Currently, the following twelve foreign offices are participating in the GPPH pilot:

  • anadian Intellectual Property Office (CIPO) – Canada;
  • Danish Patent and Trademark Office (DKPTO) – Denmark;
  • National Board of Patents and Registration of Finland (NBPR) – Finland;
  • Japan Patent Office (JPO) – Japan;
  • Korean Intellectual Property Office (KIPO) – Korea;
  • Nordic Patent Institute (NPI) – Nordic (Denmark, Iceland and Norway);
  • Norwegian Industrial Property Office (NIPO) – Norway;
  • Portuguese Institute of Industrial Property (INPI) – Portugal;
  • Russian Federal Service of Intellectual Property (ROSPATENT) – Russia;
  • Spanish Patent and Trademark Office (SPTO) – Spain;
  • United Kingdom Intellectual Property Office (IPO) – UK; and
  • United States Patent and Trademark Office (USPTO) – USA.

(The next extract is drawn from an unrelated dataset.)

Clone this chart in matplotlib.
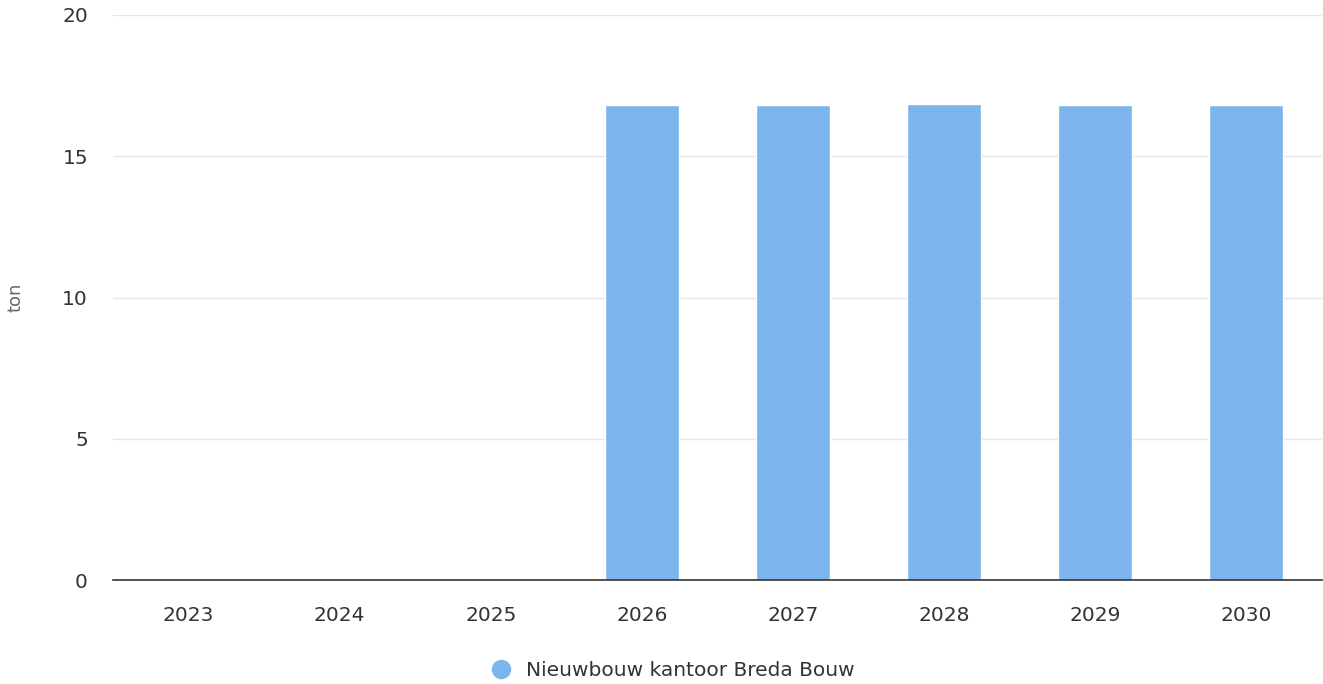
import matplotlib
matplotlib.use("Agg")
import matplotlib.pyplot as plt
from matplotlib.lines import Line2D

plt.rcParams["font.family"] = ["DejaVu Sans"]

years = ["2023", "2024", "2025", "2026", "2027", "2028", "2029", "2030"]
values = [0, 0, 0, 16.8, 16.8, 16.85, 16.8, 16.8]
series_name = "Nieuwbouw kantoor Breda Bouw"
y_ticks = [0, 5, 10, 15, 20]

W, H = 1323, 684
fig = plt.figure(figsize=(W / 100, H / 100), dpi=100)
ax = fig.add_axes([113 / W, 1 - 580 / H, (1322 - 113) / W, (580 - 15) / H])

x = list(range(len(years)))
ax.bar(x, values, width=0.49, color="#7cb5ec", edgecolor="white", linewidth=1, zorder=3)

ax.set_xlim(-0.5, len(years) - 0.5)
ax.set_ylim(0, 20)
ax.set_yticks(y_ticks)
ax.set_yticklabels([str(t) for t in y_ticks])
ax.set_xticks(x)
ax.set_xticklabels(years)
ax.grid(axis="y", color="#e6e6e6", linewidth=1, zorder=0)
ax.set_axisbelow(True)

for s in ["top", "right", "left"]:
    ax.spines[s].set_visible(False)
ax.spines["bottom"].set_color("#333333")
ax.spines["bottom"].set_linewidth(1.2)
ax.spines["bottom"].set_zorder(4)

ax.tick_params(axis="y", length=0, pad=18, labelsize=14.5, labelcolor="#333333")
ax.tick_params(axis="x", length=0, pad=19, labelsize=14.5, labelcolor="#333333")

ax.set_ylabel("ton", fontsize=13, color="#666666", labelpad=27)

handle = Line2D([], [], marker="o", linestyle="none", markersize=13,
                markerfacecolor="#7cb5ec", markeredgecolor="#7cb5ec")
fig.legend([handle], [series_name], loc="center", bbox_to_anchor=(0.5045, 1 - 671 / H),
           frameon=False, fontsize=14.5, handletextpad=0.25, labelcolor="#333333")

fig.savefig("out.png", dpi=100)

To be eligible to request accelerated examination under the GPPH pilot in any of the participating offices, at least the following criteria must be met:

  • Applications before the Office of Earlier Examination (OEE) and the Office of Later Examination (OLE) have the same earliest date (i.e., priority or filing date);
  • At least one claim is found and explicitly stated to be allowable by the OEE;
  • All claims presented for examination under the GPPH pilot must sufficiently correspond to one or more of the claims found allowable by the OEE;
  • The OLE has not begun substantive examination; and
  • A request for examination must have been filed at the OLE, either at the time of the GPPH request or previously.

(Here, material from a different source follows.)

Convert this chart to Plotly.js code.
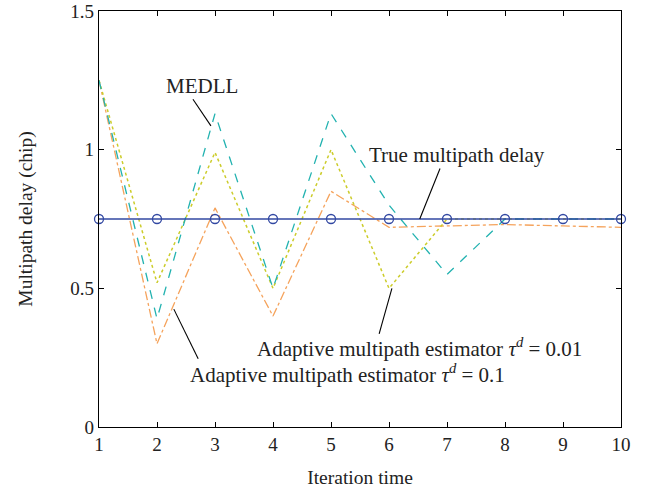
<!DOCTYPE html>
<html>
<head>
<meta charset="utf-8">
<script src="https://cdn.plot.ly/plotly-3.0.1.min.js"></script>
<style>html,body{margin:0;padding:0;background:#fff;}#chart{width:653px;height:492px;}</style>
</head>
<body>
<div id="chart"></div>
<script>
var iterations = [1, 2, 3, 4, 5, 6, 7, 8, 9, 10];
var trueDelay = [0.75, 0.75, 0.75, 0.75, 0.75, 0.75, 0.75, 0.75, 0.75, 0.75];
var medll = [1.25, 0.39, 1.13, 0.50, 1.13, 0.80, 0.55, 0.75, 0.75, 0.75];
var adaptive001 = [1.25, 0.52, 0.99, 0.50, 1.00, 0.50, 0.75, 0.75, 0.75, 0.75];
var adaptive01 = [1.25, 0.30, 0.79, 0.40, 0.85, 0.72, 0.725, 0.73, 0.725, 0.72];
var xTicks = [1, 2, 3, 4, 5, 6, 7, 8, 9, 10];
var yTicks = [0, 0.5, 1, 1.5];
var yTickLabels = ['0', '0.5', '1', '1.5'];

var font = 'Liberation Serif, Times New Roman, serif';
var txt = '#222';
var annSize = 21;

var traces = [
  {x: iterations, y: adaptive01, mode: 'lines', line: {color: '#f5a35c', width: 1.3, dash: 'dashdot'}},
  {x: iterations, y: adaptive001, mode: 'lines', line: {color: '#cccc2a', width: 1.5, dash: 'dot'}},
  {x: iterations, y: medll, mode: 'lines', line: {color: '#22b2b0', width: 1.3, dash: 'dash'}},
  {x: iterations, y: trueDelay, mode: 'lines+markers', line: {color: '#3248a2', width: 1.3},
   marker: {symbol: 'circle-open', size: 9, color: '#3248a2', line: {width: 1.3, color: '#3248a2'}}, cliponaxis: false}
];

var layout = {
  width: 653, height: 492,
  margin: {l: 99, r: 32, t: 11, b: 65},
  paper_bgcolor: '#fff', plot_bgcolor: '#fff',
  showlegend: false,
  font: {family: font, size: 19, color: txt},
  xaxis: {
    range: [1, 10], tickvals: xTicks, ticks: 'inside', ticklen: 5, tickcolor: '#000',
    showline: true, linecolor: '#000', linewidth: 1.2, mirror: 'ticks', showgrid: false, zeroline: false,
    ticklabeloverflow: 'allow',
    tickfont: {family: font, size: 19, color: txt},
    title: {text: 'Iteration time', font: {family: font, size: 19.5, color: txt}, standoff: 16}
  },
  yaxis: {
    range: [0, 1.5], tickvals: yTicks, ticktext: yTickLabels, ticks: 'inside', ticklen: 5, tickcolor: '#000',
    showline: true, linecolor: '#000', linewidth: 1.2, mirror: 'ticks', showgrid: false, zeroline: false,
    ticklabeloverflow: 'allow',
    tickfont: {family: font, size: 19, color: txt},
    title: {text: 'Multipath delay (chip)', font: {family: font, size: 19.5, color: txt}, standoff: 32}
  },
  shapes: [
    {type: 'line', xref: 'x', yref: 'y', x0: 2.62, y0: 1.182, x1: 2.93, y1: 1.086, line: {color: '#000', width: 1.1}},
    {type: 'line', xref: 'x', yref: 'y', x0: 6.88, y0: 0.932, x1: 6.53, y1: 0.75, line: {color: '#000', width: 1.1}},
    {type: 'line', xref: 'x', yref: 'y', x0: 6.05, y0: 0.50, x1: 5.83, y1: 0.336, line: {color: '#000', width: 1.1}},
    {type: 'line', xref: 'x', yref: 'y', x0: 2.29, y0: 0.425, x1: 2.71, y1: 0.246, line: {color: '#000', width: 1.1}}
  ],
  annotations: [
    {xref: 'x', yref: 'y', x: 2.78, y: 1.229, text: 'MEDLL', showarrow: false, xanchor: 'center', yanchor: 'middle', font: {family: font, size: annSize, color: txt}},
    {xref: 'x', yref: 'y', x: 7.17, y: 0.982, text: 'True multipath delay', showarrow: false, xanchor: 'center', yanchor: 'middle', font: {family: font, size: annSize, color: txt}},
    {xref: 'x', yref: 'y', x: 3.69, y: 0.286, text: 'Adaptive multipath estimator <i>τ</i><sup><i>d</i></sup> = 0.01', showarrow: false, xanchor: 'left', yanchor: 'middle', font: {family: font, size: annSize, color: txt}},
    {xref: 'x', yref: 'y', x: 2.53, y: 0.193, text: 'Adaptive multipath estimator <i>τ</i><sup><i>d</i></sup> = 0.1', showarrow: false, xanchor: 'left', yanchor: 'middle', font: {family: font, size: annSize, color: txt}}
  ]
};

Plotly.newPlot('chart', traces, layout, {displayModeBar: false, staticPlot: true});
</script>
</body>
</html>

There is no doubt that the GPPH pilot will benefit applicants with acceptable Australian claims by providing an enhanced ability to fast track the patent process in multiple foreign jurisdictions. However, compared to alternative methods, there appears to be limited benefit for applicants with allowable claims in a foreign jurisdiction in seeking to do the same in Australia. In particular, Australian patent law already provides a relatively simple alternative in which an applicant can request expedited examination. The only requirement for requesting expedited examination is that the Commissioner of Patents must be satisfied that expedited examination is in the public interest, or that there are special circumstances that make it desirable. In practice, providing a simple reason as to why examination should be expedited (e.g. commercial reasons) will generally suffice.

Based on our experience with the existing PPH pilot, we expect that requesting expedited examination will be the more cost effective option as fewer administrative procedures are involved. We also understand that IP Australia will treat a request for expedited examination in the exact same manner as a request for examination under the GPPH pilot, and thus both should have the same result (i.e., the issuance of an Examiner’s First Report within 1 to 2 months of the request being filed). Furthermore, for applicants with allowable claims in the US or at the EPO, it is already standard practice for the Australian Examiner to consider the outcome of any corresponding US or EP application during examination regardless of which method of acceleration is taken.